Decifra-me ou Desapareço: na era da atenção, entender o público é questão de sobrevivência
De Márcia Budke, para o Coletiva.net
A pandemia não apenas transformou rotinas e mercados - ela redefiniu o modo como sentimos, escolhemos e consumimos. Depois de um período de incertezas, o consumidor brasileiro emergiu mais emocional, seletivo, ansioso e em busca de propósito.
As novas pesquisas da WGSN revelam um cenário em que o consumo no Brasil é guiado cada vez mais pelas emoções - e não apenas por preço ou funcionalidade. O brasileiro quer se sentir bem com o que compra. Busca leveza, autenticidade e conexões reais com as marcas, que deixaram de ser simples fornecedoras de produtos e serviços para se tornarem fontes de significado.
Entre os perfis que despontam nesse novo mapa do consumo estão os imparciais, que valorizam transparência e ética; os autônomos, que desejam liberdade e personalização; os esperançosos, que colocam o bem-estar no centro; e os sinérgicos, que unem tecnologia, propósito e sustentabilidade.
Por trás desses perfis de comportamento, já se observam sinais de algumas das emoções dominantes que devem guiar o consumo até 2027, segundo a previsão da WGSN - Consumidor do Futuro 2027.
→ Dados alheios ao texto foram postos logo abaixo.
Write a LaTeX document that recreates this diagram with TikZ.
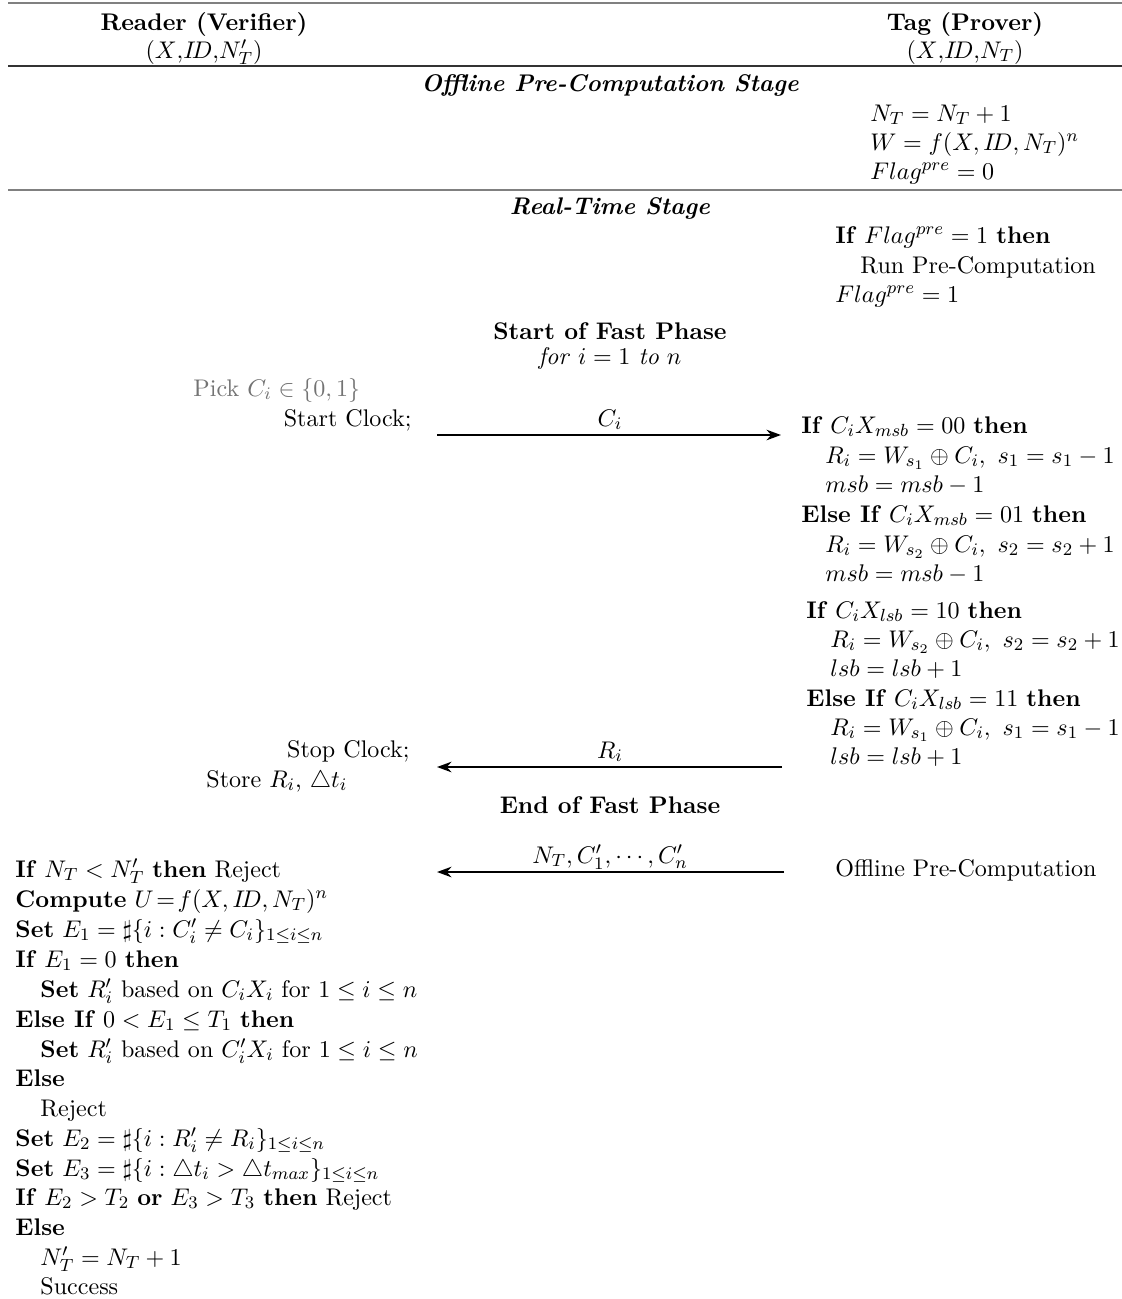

Alegria estratégica - representa o prazer com propósito. O consumidor não busca mais o excesso, mas experiências que tragam satisfação genuína e deixem uma sensação de bem-estar duradouro. A alegria deixa de ser impulsiva e passa a ser consciente - relacionada àquilo que faz sentido, que soma à vida e aos valores pessoais. Marcas que despertam essa emoção criam vínculos positivos e sustentáveis.
Desvontade - expressa o desejo coletivo de simplificar, reduzir estímulos e aliviar pressões. Depois de anos de sobrecarga emocional e informacional, o consumidor quer menos ruído, menos urgência e mais equilíbrio. Essa emoção impulsiona a busca por produtos e serviços que economizam tempo, reduzem a complexidade e facilitam o cotidiano - do design minimalista às experiências mais calmas e humanas.
Otimismo cético - traduz a nova forma de acreditar: com esperança, mas sem ingenuidade. O consumidor quer se engajar, mas exige provas concretas. Ele acredita no futuro, mas cobra transparência, coerência e resultados reais das marcas. Esse equilíbrio entre fé e lucidez é o que guia a confiança nas relações de consumo contemporâneas.
É interessante notar que essa virada emocional dialoga diretamente com as ideias do economista e Prêmio Nobel Daniel Kahneman, autor de Rápido e Devagar: Duas Formas de Pensar. Kahneman demonstrou que nossas decisões raramente são totalmente racionais - elas são profundamente influenciadas por percepções e sentimentos imediatos. Em outras palavras, a emoção precede a razão. E compreender esse fluxo emocional é, hoje, o que separa marcas relevantes de marcas esquecidas.
Mais do que conversar com o consumidor para vender, as empresas precisam decifrar o emocional coletivo. Entender o que inspira, acalma ou desperta confiança é o novo diferencial competitivo - capaz de impulsionar inovação, crescimento e engajamento com os clientes.
No Brasil, isso significa unir afeto, leveza e impacto positivo - o tripé que sustenta a economia emocional emergente.
Em tempos de excesso de informação e escassez de atenção, quem não entende as emoções do seu público corre o risco de não ser compreendido.
Como lembrou Kahneman, "as pessoas não escolhem o que é melhor - escolhem o que parece melhor". É justamente nessa fronteira entre razão e emoção, onde reagimos às experiências de marca, que se moldam as decisões de consumo.
Márcia Budke é sócia-diretora da Brazo Mídia.